KÖPRÜLÜ'NÜN TARİH KONULARI
Köprülü'nün ilgi alanı çok geniş olmasına rağmen onun nazarında "tarihçiler yalnız ortaçağla uğraşanlardır. İlkçağ arkeolojidir. Yeniçağ gazete koleksiyonu karıştırmaktır. Ortaçağ ise yazılı vesikaları arşivde araştırmak, kütüphanelerde vak'anüvislerin ağdalı dille yazdıkları eserleri okuyup anlamaktır. Müverrih yalnız ortaçağı inceleyenler arasından çıkar."
Osmanlı Devleti'nin kuruluşu meselesi onun tarihçiliğinde önemli bir bahis teşkil eder. Fuad Köprülü'nün genel sistematiği açısından bakıldığında buna pek şaşmamak gerekir. Çünkü kuruluş devri, Batılı tarihçilerin üzerinde en fazla spekülasyon yaptıkları, Türk tarihçilerinin ise efsane ve rivayetlerin arasında boğulduklarından hakikatlere bir türlü ulaşamadıkları bir saha özelliği taşımaktadır.
Herşeyden evvel Köprülü Osmanlı tarihini müstakil olarak ele almaz. Osmanlı tarihi genel Türk tarihinin seyri içinde bir anlam ifade eder. İşte bu nokta, kendinden önceki tarihçilerin üzerinde durmadıkları bir husustur. Klasik Osmanlı tarihçiliğinin çerçevesi Osmanlı hanedanı ile sınırlıdır. Her ne kadar 19. asrın ikinci yarısından itibaren milliyetçiliğin de tesiriyle Osmanlı Devleti'nden önceki Türkler'in tarihine Ahmed Vefik Paşa ve Süleyman Paşa dikkat çekmişlerse de konu Köprülü'ye kadar ilmî bir bütünlük içinde ele alınmamıştır. Onun tarih inşasında Orta Asya Türk tarihi, Horasan'daki Türk varlığı, Anadolu Selçuklu Devleti ve Osmanlı Devleti bir bütünün parçalarını teşkil eder. Bir coğrafyada, hanedanın değişmesi ila o coğrafya sakinlerinin kültür ve medeniyeti bir anda değişemez. Kuruluş meselesini de o, işte bu sağlam temele dayanarak tahlil etmiştir.

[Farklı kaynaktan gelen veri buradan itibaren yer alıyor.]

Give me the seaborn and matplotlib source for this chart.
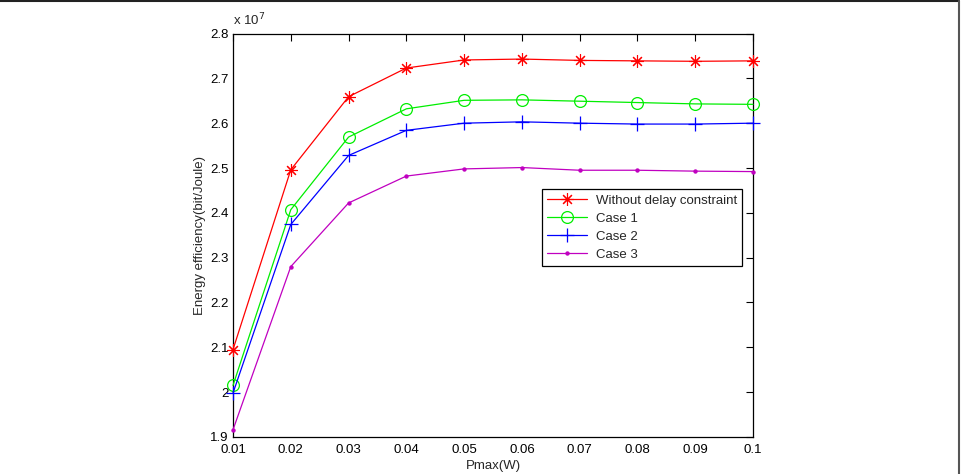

Köprülü'nün ilmî mesaisinde önemli yer tutan bir başka çalışma sahası din ve tasavvuftur. O, Türkiye'deki özellikle heterodoks İslam etüdlerinin temellerini atmıştır. Tasavvufun Türk toplumundaki yansımalarını büyük bir vukufiyetle tespit etmiş ve ayrıca incelenmesi gereken meseleleri de yol göstermek amacıyla işaret etmiştir. Kendisinin incelenmesinde fayda gördüğü hususlar daha sonra tarihçiler tarafından ele alındığında, onun uyarılarının ne kadar yerinde olduğu anlaşılmıştır. Bu konudaki şaheseri Türk Edebiyatında İlk Mutasavvıflar kitabıdır. Bu eser, Ahmet Yaşar Ocak'a göre, "bir bütün olarak Osmanlı dönemi de dahil Türk sûfıliğinin ilk sentetik genel tarih tecrübesi sayılabilir. Kitaba bu hüviyetini veren, en az metinleri kadar vazgeçilmez olan uzun dipnotlarıdır. Bu dipnotlar kaynaklar hakkında tenkidli bilgilerin yanında pek çok önemli meseleyi gündeme getirir, tahlile tabi tutar ve tartışır."
Müellif, yazdığı monografilerle de Türk medeniyetinin, tarihin derinliklerinde kalmış şahsiyetlerini ilim âleminin dikkatine sunmuştur. Bilhassa saz şairleri serisi bu alandaki büyük bir boşluğu doldurmaya muvaffak olmuştur.